Please direct expressions of interest by the 5th of February to Nick
Gill [log in to unmask] and Javier Caletrío [log in to unmask]
General outlook of the special issue
Forced migration is a chronic reality and a pending threat in some parts
of the so called Global South and is set to become increasingly central
for rich industrial nations too in the 21st century due to growing
political and environmental instabilities. Forced migration studies have
already made a significant contribution in understanding a complex
phenomenon that demands ever more sophisticated transnational,
interdisciplinary and theoretically oriented analytical perspectives.
But, as Stephen Castles (2003) has noted, the policy driven agenda of
forced migration studies still has to make explicit such demands and
contribute more substantially to social theory.
‘Critical mobilities’ is a new direction in social theory with also
clear post-disciplinary and global aspirations. The analytical potential
of its post-disciplinary outlook is already evident in recent works of
synthesis that have fruitfully brought together studies on migration,
tourism, business travel, social mobility, inequality, urban
infrastructure, complexity and reflexive modernization (Canzler et al.
2008; Urry 2000, 2008). ‘Critical mobilities’ is a distinct if
eclectical approach with moving boundaries. Yet, its development as a
cosmopolitan perspective (Beck, 2006) still awaits new synthesis that
incorporates forms of mobility, bodies of research, problematics, and
social and political contexts that are relevant beyond North Atlantic
rim societies.
This special issue therefore seeks to contribute to ongoing efforts to
expand the social-theoretical basis of forced migration studies and
cosmopolitan outlook of mobilities research by encouraging a dialogue
between both bodies of research.

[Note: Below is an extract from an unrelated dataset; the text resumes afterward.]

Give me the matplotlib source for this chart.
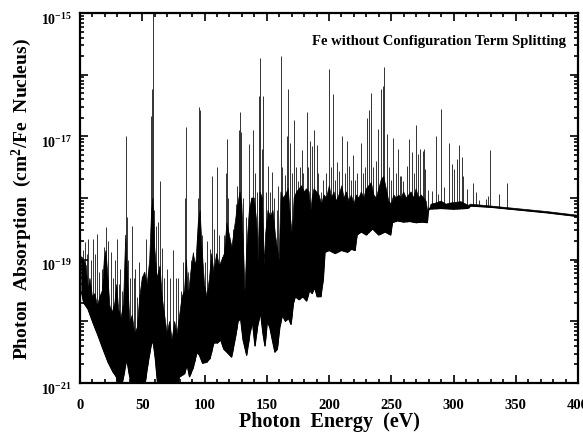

A focus on forced migration promises to
make more explicit and further develop the critical outlook of
mobilities research, offering one way in which the approach can begin to
fulfil is cosmopolitan aspirations. Moreover, the methodological and
conceptual frameworks being developed by mobilities research can
illuminate new areas of concern facing forced migrants, especially
regarding the relationship between diverse forms of mobilities; social
and infrastructural networks; different forms of state power and the
role that mobilities play in governance; ‘natural’ diasaters and
infrastructural resilience and collapse; the convergence of physical and
digital space; global complexities; and senses of place and belonging.